Ruth Finnegan’s novel Black Inked Pearl, is an epic love story relayed through poetry and myth.
Growing up in Donegal, Ireland, Kate is courted by an unnamed suitor whom she rejects when she is 15; years later, abroad in Africa, she has a romantic epiphany and she sets out to find him. In a series of near misses, symbolic encounters, and supernatural events, Kate and her mysterious suitor ultimately journey through heaven and earth (literally) to reunite.

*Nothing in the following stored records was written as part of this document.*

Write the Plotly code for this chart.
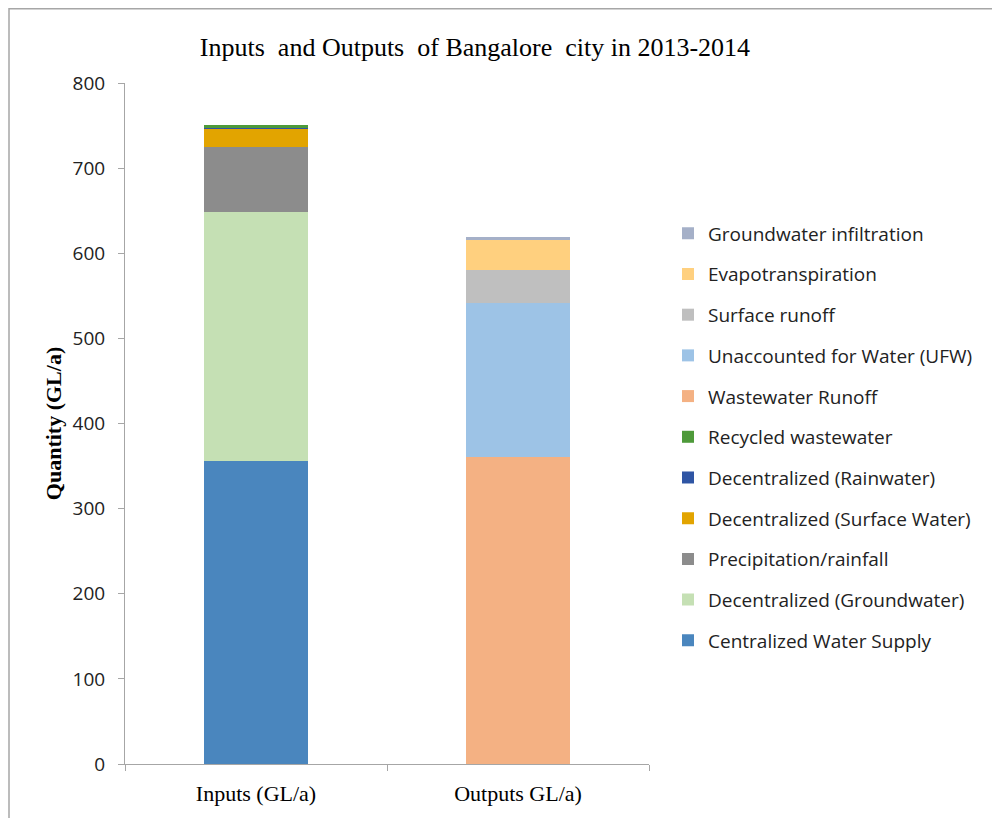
import plotly.graph_objects as go

categories = ["Inputs (GL/a)", "Outputs GL/a)"]

series_names = [
    "Centralized Water Supply",
    "Decentralized (Groundwater)",
    "Precipitation/rainfall",
    "Decentralized (Surface Water)",
    "Decentralized (Rainwater)",
    "Recycled wastewater",
    "Wastewater Runoff",
    "Unaccounted for Water (UFW)",
    "Surface runoff",
    "Evapotranspiration",
    "Groundwater infiltration",
]

inputs_values = [356, 292, 77, 22, 0.5, 3, 0, 0, 0, 0, 0]
outputs_values = [0, 0, 0, 0, 0, 0, 361, 181, 38, 36, 3]

colors = [
    "#4A86BE", "#C5E0B4", "#8C8C8C", "#E2A400", "#2F55A4", "#4E9A3A",
    "#F4B183", "#9DC3E6", "#BFBFBF", "#FFD07F", "#A5B0C8",
]

fig = go.Figure()
n = len(series_names)
for i, name in enumerate(series_names):
    fig.add_trace(go.Bar(
        x=categories,
        y=[inputs_values[i], outputs_values[i]],
        name=name,
        legendgroup=name,
        legendrank=100 + (n - i),
        marker=dict(color=colors[i], line=dict(width=0)),
    ))

W, H = 992, 810
L, T = 117, 75
PW, PH = 524, 684

fig.update_layout(
    barmode="stack",
    bargap=0.6,
    width=W,
    height=H,
    paper_bgcolor="white",
    plot_bgcolor="white",
    margin=dict(l=L, r=W - L - PW, t=T, b=H - T - PH),
    title=dict(
        text="Inputs  and Outputs  of Bangalore  city in 2013-2014",
        x=467 / W, xanchor="center", y=1 - 39 / H, yanchor="middle",
        font=dict(family="Liberation Serif", size=26, color="black"),
    ),
    legend=dict(
        traceorder="grouped",
        tracegroupgap=13,
        x=(660 - L) / PW, xanchor="left",
        y=0.807, yanchor="top",
        font=dict(family="Open Sans", size=19, color="#222222"),
        itemwidth=30,
        bgcolor="rgba(0,0,0,0)",
    ),
    xaxis=dict(
        showline=True, linecolor="#A6A6A6", linewidth=1,
        ticks="outside", tickson="boundaries", ticklen=6, tickcolor="#A6A6A6",
        tickfont=dict(family="Liberation Serif", size=22, color="black"),
        ticklabelstandoff=10,
        showgrid=False,
    ),
    yaxis=dict(
        range=[0, 800], dtick=100,
        showline=True, linecolor="#A6A6A6", linewidth=1,
        ticks="outside", ticklen=6, tickcolor="#A6A6A6",
        tickfont=dict(family="Open Sans", size=19, color="#222222"),
        ticklabelstandoff=9,
        showgrid=False, zeroline=False,
        title=dict(text="<b>Quantity (GL/a)</b>",
                   font=dict(family="Liberation Serif", size=22, color="black"),
                   standoff=4),
    ),
)

fig.add_shape(type="rect", xref="paper", yref="paper",
              x0=(1 - L) / PW, x1=1.8, y0=-0.2, y1=1 + (T - 0.5) / PH,
              line=dict(color="#A6A6A6", width=1.5), fillcolor="rgba(0,0,0,0)", layer="below")

fig.write_html("out.html")
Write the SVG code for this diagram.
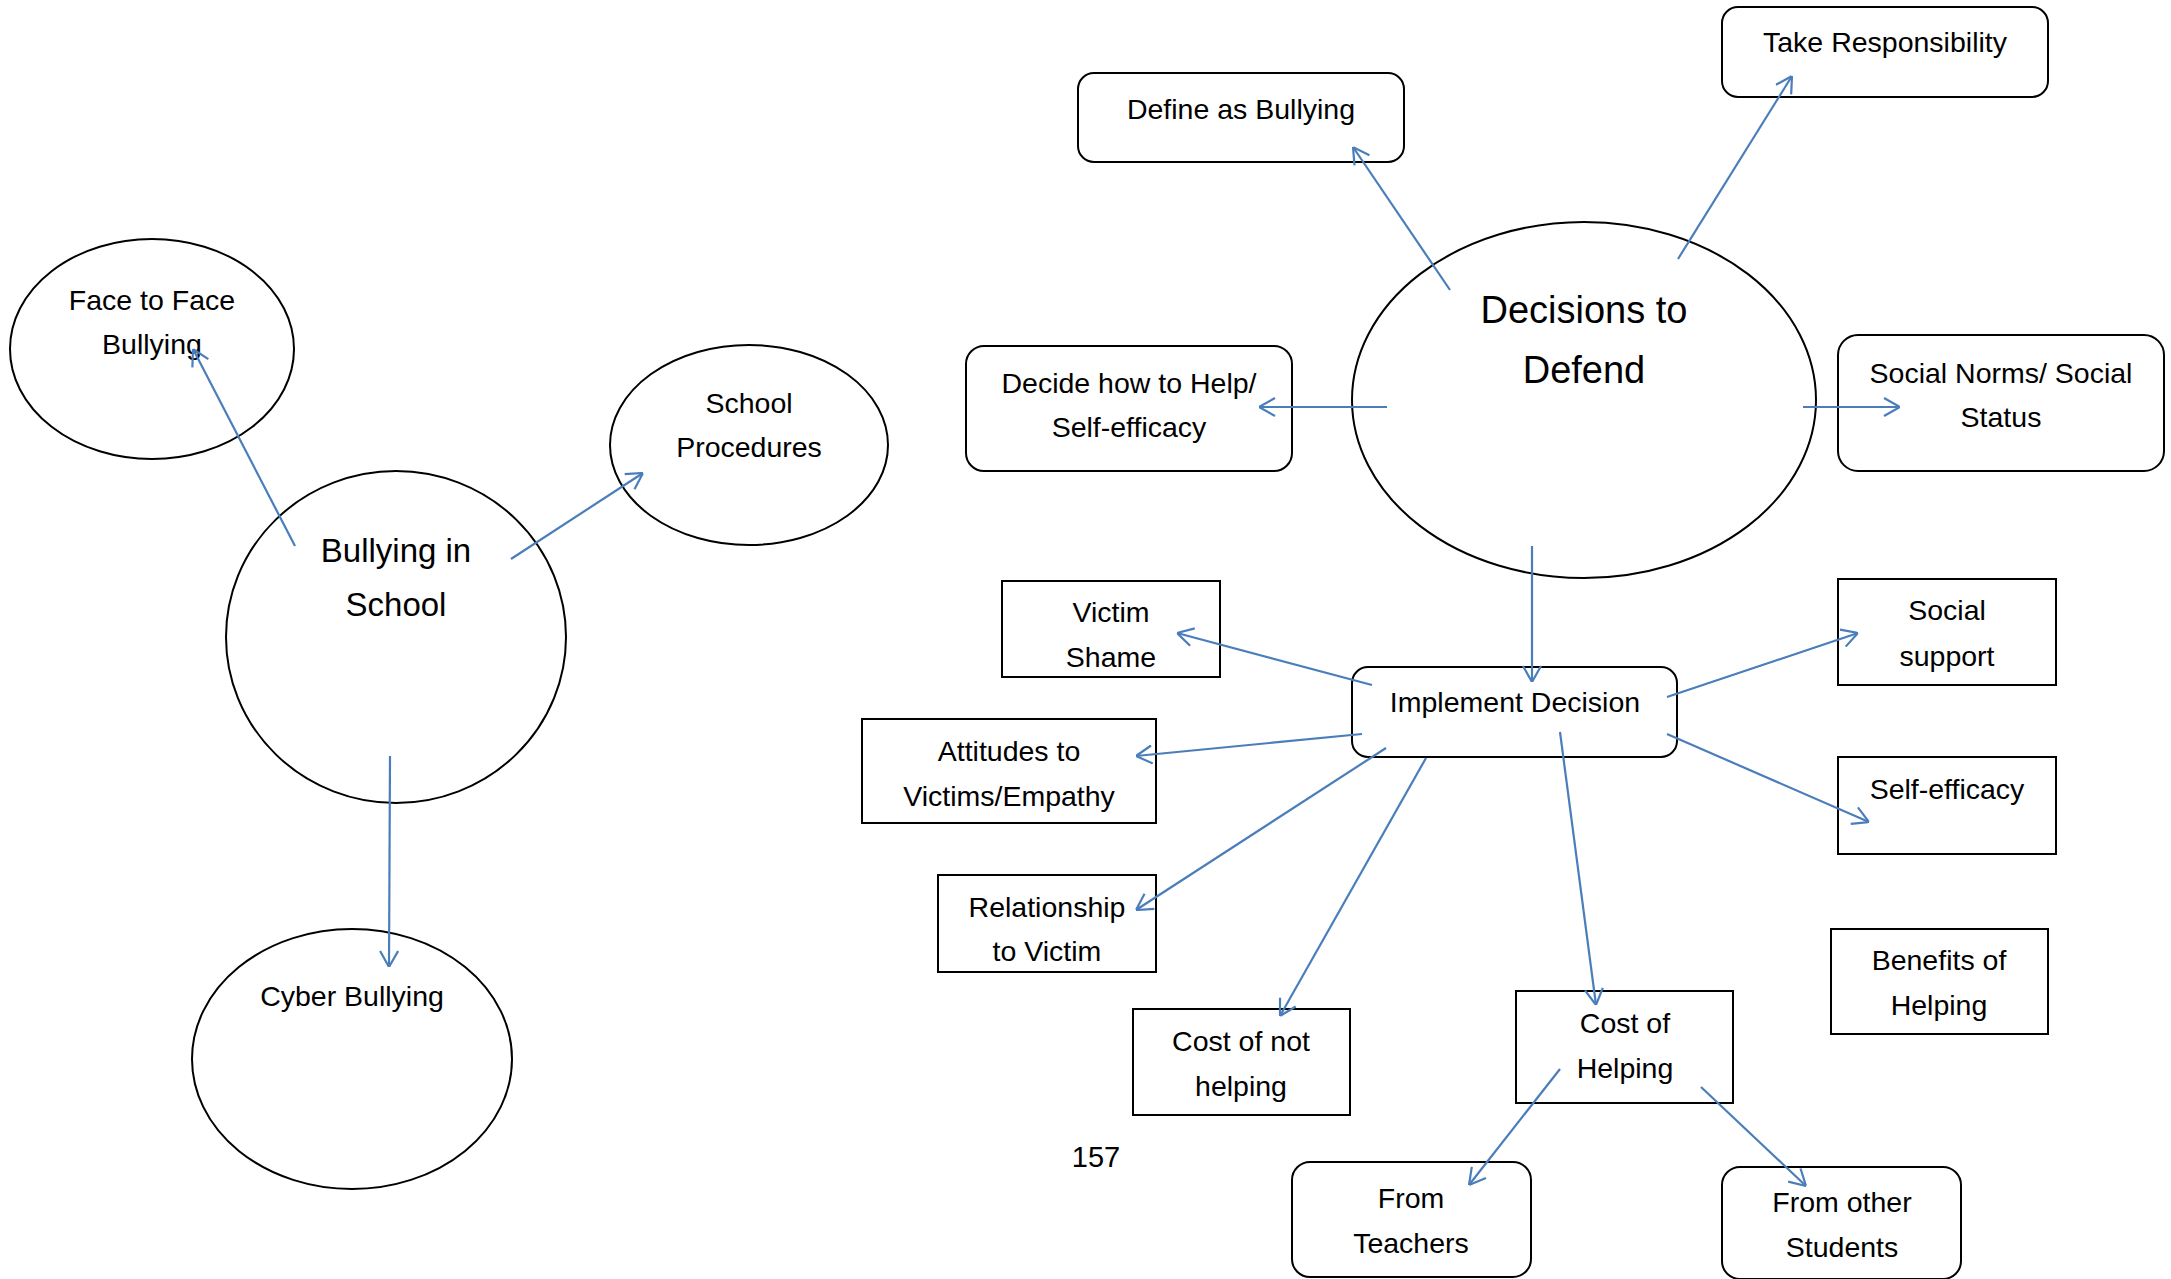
<svg xmlns="http://www.w3.org/2000/svg" width="2171" height="1279" viewBox="0 0 2171 1279">
  <style>
    .shape { fill: #ffffff; stroke: #000000; stroke-width: 2; }
    .label { font-family: "Liberation Sans", Arial, sans-serif; font-size: 28.5px; fill: #000000; text-anchor: middle; }
    .big { font-size: 33px; }
    .huge { font-size: 38px; }
    .link { fill: none; stroke: #4A7EBB; stroke-width: 2.2; marker-end: url(#arrow); }
  </style>
  <defs>
    <marker id="arrow" viewBox="0 0 20 20" refX="20" refY="10" markerWidth="20" markerHeight="20" markerUnits="userSpaceOnUse" orient="auto">
      <path d="M4,1 L20,10 L4,19" fill="none" stroke="#4A7EBB" stroke-width="2.2"/>
    </marker>
  </defs>
  <rect width="2171" height="1279" fill="#ffffff"/>

  <!-- left cluster -->
  <g id="face-to-face">
    <ellipse class="shape" cx="152" cy="349" rx="142" ry="110"/>
    <text class="label" x="152" y="310">Face to Face</text>
    <text class="label" x="152" y="354">Bullying</text>
  </g>
  <g id="school-procedures">
    <ellipse class="shape" cx="749" cy="445" rx="139" ry="100"/>
    <text class="label" x="749" y="413">School</text>
    <text class="label" x="749" y="457">Procedures</text>
  </g>
  <g id="bullying-in-school">
    <ellipse class="shape" cx="396" cy="637" rx="170" ry="166"/>
    <text class="label big" x="396" y="562">Bullying in</text>
    <text class="label big" x="396" y="616">School</text>
  </g>
  <g id="cyber-bullying">
    <ellipse class="shape" cx="352" cy="1059" rx="160" ry="130"/>
    <text class="label" x="352" y="1006">Cyber Bullying</text>
  </g>

  <!-- right cluster -->
  <g id="define-as-bullying">
    <rect class="shape" x="1078" y="73" width="326" height="89" rx="16"/>
    <text class="label" x="1241" y="119">Define as Bullying</text>
  </g>
  <g id="take-responsibility">
    <rect class="shape" x="1722" y="7" width="326" height="90" rx="16"/>
    <text class="label" x="1885" y="52">Take Responsibility</text>
  </g>
  <g id="decisions-to-defend">
    <ellipse class="shape" cx="1584" cy="400" rx="232" ry="178"/>
    <text class="label huge" x="1584" y="323">Decisions to</text>
    <text class="label huge" x="1584" y="383">Defend</text>
  </g>
  <g id="decide-how-to-help">
    <rect class="shape" x="966" y="346" width="326" height="125" rx="18"/>
    <text class="label" x="1129" y="393">Decide how to Help/</text>
    <text class="label" x="1129" y="437">Self-efficacy</text>
  </g>
  <g id="social-norms">
    <rect class="shape" x="1838" y="335" width="326" height="136" rx="20"/>
    <text class="label" x="2001" y="383">Social Norms/ Social</text>
    <text class="label" x="2001" y="427">Status</text>
  </g>
  <g id="victim-shame">
    <rect class="shape" x="1002" y="581" width="218" height="96"/>
    <text class="label" x="1111" y="622">Victim</text>
    <text class="label" x="1111" y="667">Shame</text>
  </g>
  <g id="implement-decision">
    <rect class="shape" x="1352" y="667" width="325" height="90" rx="16"/>
    <text class="label" x="1515" y="712">Implement Decision</text>
  </g>
  <g id="social-support">
    <rect class="shape" x="1838" y="579" width="218" height="106"/>
    <text class="label" x="1947" y="620">Social</text>
    <text class="label" x="1947" y="666">support</text>
  </g>
  <g id="attitudes-to-victims">
    <rect class="shape" x="862" y="719" width="294" height="104"/>
    <text class="label" x="1009" y="761">Attitudes to</text>
    <text class="label" x="1009" y="806">Victims/Empathy</text>
  </g>
  <g id="self-efficacy">
    <rect class="shape" x="1838" y="757" width="218" height="97"/>
    <text class="label" x="1947" y="799">Self-efficacy</text>
  </g>
  <g id="relationship-to-victim">
    <rect class="shape" x="938" y="875" width="218" height="97"/>
    <text class="label" x="1047" y="917">Relationship</text>
    <text class="label" x="1047" y="961">to Victim</text>
  </g>
  <g id="benefits-of-helping">
    <rect class="shape" x="1831" y="929" width="217" height="105"/>
    <text class="label" x="1939" y="970">Benefits of</text>
    <text class="label" x="1939" y="1015">Helping</text>
  </g>
  <g id="cost-of-not-helping">
    <rect class="shape" x="1133" y="1009" width="217" height="106"/>
    <text class="label" x="1241" y="1051">Cost of not</text>
    <text class="label" x="1241" y="1096">helping</text>
  </g>
  <g id="cost-of-helping">
    <rect class="shape" x="1516" y="991" width="217" height="112"/>
    <text class="label" x="1625" y="1033">Cost of</text>
    <text class="label" x="1625" y="1078">Helping</text>
  </g>
  <g id="from-teachers">
    <rect class="shape" x="1292" y="1162" width="239" height="115" rx="18"/>
    <text class="label" x="1411" y="1208">From</text>
    <text class="label" x="1411" y="1253">Teachers</text>
  </g>
  <g id="from-other-students">
    <rect class="shape" x="1722" y="1167" width="239" height="112" rx="18"/>
    <text class="label" x="1842" y="1212">From other</text>
    <text class="label" x="1842" y="1257">Students</text>
  </g>

  <text id="page-number" x="1096" y="1167" font-family="Liberation Sans, Arial, sans-serif" font-size="29" text-anchor="middle">157</text>

  <g id="connectors">
    <line class="link" x1="295" y1="546" x2="193" y2="349"/>
    <line class="link" x1="511" y1="559" x2="643" y2="473"/>
    <line class="link" x1="390" y1="756" x2="389" y2="967"/>
    <line class="link" x1="1450" y1="290" x2="1353" y2="147"/>
    <line class="link" x1="1678" y1="259" x2="1792" y2="76"/>
    <line class="link" x1="1387" y1="407" x2="1259" y2="407"/>
    <line class="link" x1="1803" y1="407" x2="1900" y2="407"/>
    <line class="link" x1="1532" y1="546" x2="1532" y2="682"/>
    <line class="link" x1="1372" y1="685" x2="1177" y2="633"/>
    <line class="link" x1="1362" y1="734" x2="1136" y2="756"/>
    <line class="link" x1="1386" y1="748" x2="1136" y2="910"/>
    <line class="link" x1="1426" y1="758" x2="1280" y2="1016"/>
    <line class="link" x1="1560" y1="732" x2="1596" y2="1005"/>
    <line class="link" x1="1667" y1="697" x2="1858" y2="633"/>
    <line class="link" x1="1667" y1="734" x2="1869" y2="822"/>
    <line class="link" x1="1560" y1="1069" x2="1469" y2="1185"/>
    <line class="link" x1="1701" y1="1087" x2="1806" y2="1186"/>
  </g>
</svg>
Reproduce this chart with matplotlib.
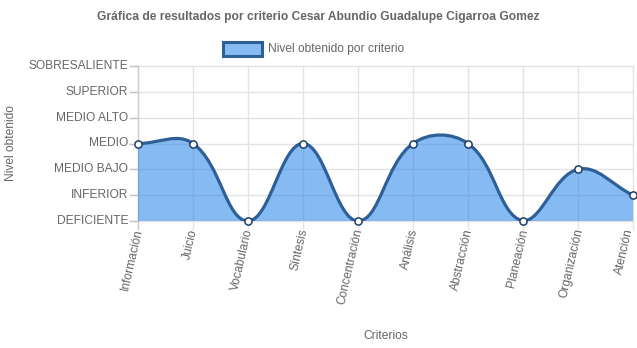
import matplotlib
matplotlib.use("Agg")
import matplotlib.pyplot as plt
from matplotlib.path import Path
from matplotlib.patches import PathPatch, Rectangle
import numpy as np

plt.rcParams['font.family'] = ['Liberation Sans', 'DejaVu Sans']

title = "Gráfica de resultados por criterio Cesar Abundio Guadalupe Cigarroa Gomez"
categories = ["Información", "Juicio", "Vocabulario", "Síntesis", "Concentración",
              "Análisis", "Abstracción", "Planeación", "Organización", "Atención"]
levels = ["DEFICIENTE", "INFERIOR", "MEDIO BAJO", "MEDIO", "MEDIO ALTO",
          "SUPERIOR", "SOBRESALIENTE"]
values = [3, 3, 0, 3, 0, 3, 3, 0, 2, 1]
series_label = "Nivel obtenido por criterio"
x_title = "Criterios"
y_title = "Nivel obtenido"

W, H = 637, 348
DPI = 100
fig = plt.figure(figsize=(W / DPI, H / DPI), dpi=DPI)
L, R, T, B = 138, 633, 66, 221
ax = fig.add_axes([L / W, 1 - B / H, (R - L) / W, (B - T) / H])
ax.set_xlim(0, len(categories) - 1)
ax.set_ylim(0, len(levels) - 1)
ax.patch.set_visible(False)

LINE = '#2e5f97'
FILL = (54 / 255, 140 / 255, 235 / 255, 0.6)
GRID = '#e3e3e3'
TXT = '#666666'

for s in ax.spines.values():
    s.set_visible(False)
ax.set_xticks([])
ax.set_yticks([])

# grid lines (with tick-mark extensions outside the plot), behind the axes
for i in range(len(levels)):
    yf = 1 - (B - (i / (len(levels) - 1)) * (B - T)) / H
    fig.add_artist(plt.Line2D([(L - 8) / W, R / W], [yf, yf], color=GRID, lw=1.0, zorder=-2))
for i in range(len(categories)):
    xf = (L + i * (R - L) / (len(categories) - 1)) / W
    fig.add_artist(plt.Line2D([xf, xf], [1 - T / H, 1 - (B + 8) / H], color=GRID, lw=1.0, zorder=-2))
fig.add_artist(plt.Line2D([L / W, L / W], [1 - T / H, 1 - (B + 8) / H], color='#cfcfcf', lw=1.0, zorder=-1))
for i in range(len(levels)):
    yf = 1 - (B - (i / (len(levels) - 1)) * (B - T)) / H
    fig.add_artist(plt.Line2D([(L - 8) / W, L / W], [yf, yf], color='#c4c4c4', lw=1.0, zorder=-1))

# Chart.js style tension spline in pixel space
fig.canvas.draw()
tr = ax.transData
pts = tr.transform(np.column_stack([np.arange(len(values)), values]))
bbox = ax.bbox
tension = 0.4
n = len(pts)
cps_prev = np.zeros_like(pts)
cps_next = np.zeros_like(pts)
for i in range(n):
    p0 = pts[i - 1] if i > 0 else pts[i]
    p1 = pts[i]
    p2 = pts[i + 1] if i < n - 1 else pts[i]
    d01 = np.hypot(*(p1 - p0))
    d12 = np.hypot(*(p2 - p1))
    tot = d01 + d12
    s01 = d01 / tot if tot else 0
    s12 = d12 / tot if tot else 0
    cps_prev[i] = p1 - tension * s01 * (p2 - p0)
    cps_next[i] = p1 + tension * s12 * (p2 - p0)
for arr in (cps_prev, cps_next):
    arr[:, 0] = np.clip(arr[:, 0], bbox.x0, bbox.x1)
    arr[:, 1] = np.clip(arr[:, 1], bbox.y0, bbox.y1)

inv = tr.inverted()
verts = [pts[0]]
codes = [Path.MOVETO]
for i in range(n - 1):
    verts += [cps_next[i], cps_prev[i + 1], pts[i + 1]]
    codes += [Path.CURVE4] * 3
verts_d = inv.transform(np.array(verts))
line_path = Path(verts_d, codes)

fill_verts = list(verts_d) + [[n - 1, 0], [0, 0], verts_d[0]]
fill_codes = codes + [Path.LINETO, Path.LINETO, Path.CLOSEPOLY]
ax.add_patch(PathPatch(Path(fill_verts, fill_codes), facecolor=FILL, edgecolor='none', zorder=1))
ax.add_patch(PathPatch(line_path, facecolor='none', edgecolor=LINE, lw=2.3, zorder=2,
                       capstyle='round', joinstyle='round'))
ax.plot(range(n), values, 'o', ms=5.2, mfc='white', mec='#1f3f66', mew=1.1, zorder=3, clip_on=False)

fs = 12 * 72 / DPI
for i, lab in enumerate(levels):
    yf = 1 - (B - (i / (len(levels) - 1)) * (B - T)) / H
    fig.text((L - 10) / W, yf, lab, ha='right', va='center', fontsize=fs, color=TXT)
for i, lab in enumerate(categories):
    off = 1 if i < len(categories) - 1 else -3
    xf = (L + i * (R - L) / (len(categories) - 1) + off) / W
    fig.text(xf, 1 - 229 / H, lab, ha='right', va='center', rotation=77,
             rotation_mode='anchor', fontsize=fs, color=TXT)

fig.text((L + R) / 2 / W, 1 - 336 / H, x_title, ha='center', va='center', fontsize=fs, color=TXT)
fig.text(11 / W, 1 - 143 / H, y_title, ha='center', va='center', rotation=90, fontsize=fs, color=TXT)
fig.text(318 / W, 1 - 17 / H, title, ha='center', va='center', fontsize=fs, color=TXT, fontweight='bold')

fig.add_artist(Rectangle((223 / W, 1 - 56 / H), 39 / W, 14 / H, transform=fig.transFigure,
                         facecolor=FILL, edgecolor=LINE, lw=2.2))
fig.text(268 / W, 1 - 49 / H, series_label, ha='left', va='center', fontsize=fs, color=TXT)

fig.savefig("out.png", dpi=DPI)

Black Inked Pearl consciously blurs the line between poetry and prose, and that experimental style is its greatest strength. Finnegan’s narrator has a chatty, digressive voice that is engaging and distinctly Irish. Kate’s childhood is rich and atmospheric, her African odyssey evocative, and the chapters taking place in heaven effectively recall Milton.
But the stylistic success of Black Inked Pearl is juxtaposed with the execution of its story, which begins with a simple premise but at every turn obscures the action with confusing or contradictory events. In multiple scenes, Kate tries to reunite with her suitor seven years after rejecting him, but in one passage, she is in her 40s and another time he is in a retirement home, resulting in an incomprehensible timeline. Her lover’s name is never revealed, and Kate assigning him a name is the essential plot point—but why wouldn’t she know the name of her childhood friend? And he seems haunted by his need for her forgiveness, but if it is for more than trying to kiss her once as a teen, the trespass is not clear.
Readers are actually well-rewarded for putting aside questions and simply letting the poetic language wash over them, but the experience is incomplete.To that end, the book is a sort of Rorschach test: Some readers will fall in love with the language, but others will be left feeling frustrated by the many unanswered questions.